Written request: Copy every line of the records below where the word "with" occurs.

====== Dataset extract

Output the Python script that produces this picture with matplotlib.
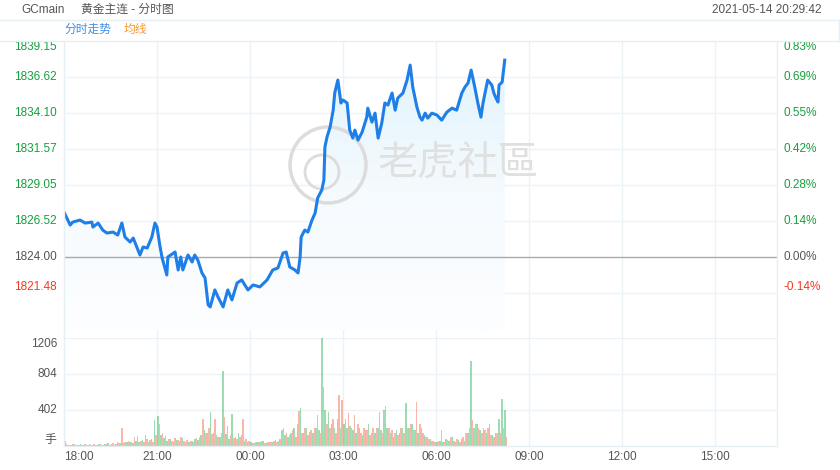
import numpy as np
import matplotlib
matplotlib.use('Agg')
import matplotlib.pyplot as plt
from matplotlib.lines import Line2D
from matplotlib.patches import Circle, Polygon
from matplotlib.colors import LinearSegmentedColormap
from matplotlib.transforms import IdentityTransform

plt.rcParams['font.family'] = ['Liberation Sans', 'Noto Sans CJK SC', 'DejaVu Sans']

# price line: minutes after 18:00 and price
minutes = [0, 12, 17, 31, 41, 54, 56, 66, 75, 83,
           95, 104, 112, 118, 128, 134, 147, 153, 161, 170,
           176, 180, 186, 190, 199, 201, 215, 221, 226, 230,
           240, 248, 253, 259, 267, 273, 279, 283, 292, 298,
           308, 317, 325, 335, 344, 356, 366, 379, 393, 404,
           414, 424, 430, 437, 447, 453, 457, 459, 466, 472,
           480, 486, 491, 499, 503, 505, 509, 515, 521, 524,
           530, 536, 540, 548, 553, 559, 563, 569, 577, 586,
           588, 596, 602, 608, 615, 621, 627, 635, 641, 646,
           656, 664, 670, 675, 683, 689, 693, 699, 704, 712,
           722, 731, 741, 751, 760, 770, 776, 782, 788, 795,
           801, 807, 811, 820, 828, 832, 836, 840, 842, 848,
           853]
prices = [1827.15, 1826.24, 1826.45, 1826.59, 1826.38, 1826.45, 1826.10, 1826.38, 1825.89, 1825.68,
          1825.75, 1825.54, 1826.38, 1825.40, 1825.05, 1825.33, 1824.14, 1824.70, 1824.63, 1825.40,
          1826.38, 1826.10, 1824.70, 1823.93, 1822.74, 1824.00, 1824.35, 1823.09, 1824.00, 1823.09,
          1824.14, 1823.65, 1824.14, 1823.79, 1822.88, 1822.53, 1820.64, 1820.50, 1821.69, 1821.20,
          1820.50, 1821.69, 1820.99, 1822.18, 1822.39, 1821.69, 1822.04, 1821.90, 1822.39, 1823.09,
          1823.23, 1824.28, 1824.35, 1823.30, 1823.09, 1822.88, 1824.00, 1825.40, 1825.89, 1825.75,
          1826.59, 1827.08, 1828.14, 1828.70, 1829.40, 1831.71, 1832.41, 1833.11, 1834.30, 1835.50,
          1836.41, 1834.80, 1835.01, 1834.80, 1832.90, 1832.34, 1832.90, 1832.20, 1832.76, 1833.81,
          1834.44, 1833.46, 1834.09, 1832.34, 1833.39, 1834.80, 1834.66, 1835.50, 1834.30, 1835.15,
          1835.50, 1836.41, 1837.46, 1835.92, 1834.52, 1833.81, 1833.60, 1834.09, 1833.74, 1834.09,
          1833.95, 1833.60, 1834.16, 1834.44, 1834.30, 1835.50, 1835.92, 1836.20, 1837.11, 1835.92,
          1834.80, 1833.81, 1834.80, 1836.41, 1836.06, 1835.50, 1835.15, 1834.87, 1836.06, 1836.27,
          1837.81]

prev_close = 1824.00
price_ticks = [1821.48, 1824.00, 1826.52, 1829.05, 1831.57, 1834.10, 1836.62, 1839.15]

time_ticks = [0, 180, 360, 540, 720, 900, 1080, 1260]
time_labels = ['18:00', '21:00', '00:00', '03:00', '06:00', '09:00', '12:00', '15:00']

# volume, 6 minute bins (up / down)
vol_up = [60, 15, 10, 20, 10, 25, 15, 10, 20, 15,
          15, 20, 10, 25, 30, 20, 15, 40, 30, 35,
          40, 50, 30, 60, 45, 70, 120, 50, 80, 290,
          330, 120, 90, 60, 80, 50, 70, 60, 90, 50,
          50, 60, 80, 70, 120, 180, 150, 380, 150, 120,
          100, 840, 130, 80, 360, 100, 150, 120, 60, 50,
          40, 30, 50, 40, 60, 30, 50, 40, 70, 60,
          180, 120, 100, 150, 200, 250, 420, 150, 200, 160,
          150, 200, 180, 1206, 400, 380, 250, 200, 300, 200,
          250, 200, 220, 180, 150, 200, 120, 180, 250, 150,
          150, 200, 180, 400, 200, 150, 100, 180, 150, 200,
          475, 200, 250, 180, 150, 200, 120, 100, 80, 60,
          50, 60, 40, 80, 60, 100, 50, 70, 80, 60,
          150, 950, 200, 250, 180, 200, 150, 250, 120, 150,
          300, 520, 400]
vol_down = [20, 10, 25, 10, 15, 10, 20, 15, 10, 20,
            10, 25, 15, 20, 15, 30, 20, 35, 200, 40,
            60, 40, 100, 110, 60, 50, 80, 70, 40, 120,
            250, 150, 110, 80, 60, 90, 70, 100, 60, 70,
            60, 40, 90, 100, 300, 150, 200, 130, 300, 100,
            150, 320, 220, 120, 90, 80, 100, 300, 80, 60,
            30, 50, 40, 60, 30, 50, 40, 60, 50, 80,
            200, 150, 120, 180, 100, 390, 150, 200, 120, 180,
            200, 350, 150, 660, 250, 200, 300, 150, 570, 510,
            300, 365, 200, 345, 250, 150, 200, 180, 120, 200,
            200, 385, 150, 445, 200, 180, 150, 120, 200, 150,
            200, 250, 180, 495, 250, 150, 100, 80, 60, 50,
            60, 180, 50, 70, 100, 60, 80, 50, 100, 150,
            200, 290, 250, 200, 150, 180, 200, 120, 100, 150,
            150, 200, 100]
vol_ticks = [402, 804, 1206]

# colors
gridc = '#ebf3f7'
green = '#15a03c'
red = '#f03b22'
gray = '#555555'

W, H = 840, 470
fig = plt.figure(figsize=(8.4, 4.7), dpi=100)

def fx(px):
    return px / W

def fy(py):
    return 1 - py / H

L, R = 64, 777
top, pbot, vtop, vbot = 41, 330, 338, 446
ybot = 1818.88

# background axes just for vertical grid
bg = fig.add_axes([fx(L), fy(vbot), (R - L) / W, (vbot - top) / H], zorder=0)
bg.set_xlim(0, 1380)
for t in time_ticks[1:]:
    bg.axvline(t, color=gridc, lw=1)
bg.axis('off')

###################### PRICE ######################
ax = fig.add_axes([fx(L), fy(pbot), (R - L) / W, (pbot - top) / H], zorder=1)
ax.patch.set_alpha(0)
for v in price_ticks:
    if v != prev_close and v != price_ticks[-1]:
        ax.axhline(v, color=gridc, lw=1, zorder=0)
ax.axhline(prev_close, color='#a9a9a9', lw=1, zorder=2)

# gradient fill under the line
cmap = LinearSegmentedColormap.from_list('fill', ['#fdfeff', '#f4fafe', '#def3fc'])
grad = np.linspace(0, 1, 256).reshape(-1, 1)
im = ax.imshow(grad, extent=[0, 1380, ybot, 1839.15], origin='lower',
               aspect='auto', cmap=cmap, zorder=1)
pts = np.column_stack([[minutes[0]] + minutes + [minutes[-1]],
                       [ybot] + prices + [ybot]])
poly = Polygon(pts, closed=True, transform=ax.transData)
im.set_clip_path(poly)

# watermark
wm = '#dcdcdc'
ax.add_patch(Circle((328, H - 165), 38, transform=IdentityTransform(), fill=False,
                    ec=wm, lw=2.5, zorder=2, clip_on=False))
ax.add_patch(Circle((322, H - 172), 17, transform=IdentityTransform(), fill=False,
                    ec=wm, lw=2, zorder=2, clip_on=False))
ax.text(378, H - 163, '老虎社區', transform=IdentityTransform(), fontsize=29,
        color='#e0e0e0', va='center', ha='left', zorder=2,
        family=['Noto Sans CJK TC'])

ax.plot(minutes, prices, color='#1e7fe8', lw=2.2, zorder=3, solid_joinstyle='round')
ax.set_xlim(0, 1380)
ax.set_ylim(ybot, 1839.15)
ax.axis('off')

# price labels both sides
ytr = ax.get_yaxis_transform()
for v in price_ticks:
    if v > prev_close:
        c = green
    elif v < prev_close:
        c = red
    else:
        c = gray
    va = 'center'
    if v == price_ticks[-1]:
        va = 'top'
    if v == price_ticks[0]:
        va = 'bottom'
    pct = (v - prev_close) / prev_close * 100
    ax.text(-7 / (R - L), v, '%.2f' % v, transform=ytr, ha='right', va=va,
            color=c, fontsize=8.5)
    ax.text(1 + 6 / (R - L), v, '%.2f%%' % pct, transform=ytr, ha='left', va=va,
            color=c, fontsize=8.5)

###################### VOLUME ######################
vax = fig.add_axes([fx(L), fy(vbot), (R - L) / W, (vbot - vtop) / H], zorder=1)
vax.patch.set_alpha(0)
for v in vol_ticks:
    vax.axhline(v, color=gridc, lw=1, zorder=0)
bins = np.arange(len(vol_up)) * 6
vax.bar(bins + 1.5, vol_up, width=3, color='#3dba62', alpha=0.5, linewidth=0, zorder=2)
vax.bar(bins + 4.5, vol_down, width=3, color='#f0603f', alpha=0.45, linewidth=0, zorder=2)
vax.set_xlim(0, 1380)
vax.set_ylim(0, 1206)
vax.axis('off')

vtr = vax.get_yaxis_transform()
for v in vol_ticks:
    vax.text(-7 / (R - L), v, str(v), transform=vtr, ha='right',
             va='top' if v == vol_ticks[-1] else 'center', color=gray, fontsize=8.5)
vax.text(-8 / (R - L), 0, '手', transform=vtr, ha='right', va='bottom',
         color=gray, fontsize=8.5)

# time labels
xtr = vax.get_xaxis_transform()
for t, lab in zip(time_ticks, time_labels):
    vax.text(t, -11 / (vbot - vtop), lab, transform=xtr, color=gray, fontsize=8.5,
             ha='left' if t == 0 else 'center', va='center')

###################### FRAME / HEADER ######################
lc = '#e6eff4'
fig.add_artist(Line2D([0, 1], [fy(20), fy(20)], color=lc, lw=1))
fig.add_artist(Line2D([0, 1], [fy(41), fy(41)], color=lc, lw=1))
fig.add_artist(Line2D([fx(839), fx(839)], [fy(20), fy(41)], color=lc, lw=1))
fig.add_artist(Line2D([fx(L), fx(L)], [fy(41), fy(vbot)], color=lc, lw=1))
fig.add_artist(Line2D([fx(R), fx(R)], [fy(41), fy(vbot)], color=lc, lw=1))
fig.add_artist(Line2D([fx(L), fx(R)], [fy(vbot), fy(vbot)], color=lc, lw=1))

fig.text(fx(21), fy(10), 'GCmain', color=gray, fontsize=8.5, va='center')
fig.text(fx(81), fy(10), '黄金主连 - 分时图', color=gray, fontsize=8.5, va='center')
fig.text(fx(821), fy(10), '2021-05-14 20:29:42', color=gray, fontsize=8.5,
         va='center', ha='right')
fig.text(fx(64), fy(30), '分时走势', color='#3f8fe2', fontsize=8.5, va='center')
fig.text(fx(124), fy(30), '均线', color='#f7992f', fontsize=8.5, va='center')

plt.savefig('out.png', dpi=100)
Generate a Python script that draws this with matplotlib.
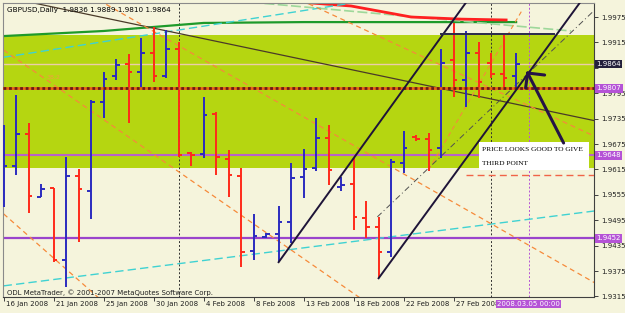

============

Expected output:
Output the Python script that produces this picture with matplotlib.
Generate a Python script that draws this with matplotlib.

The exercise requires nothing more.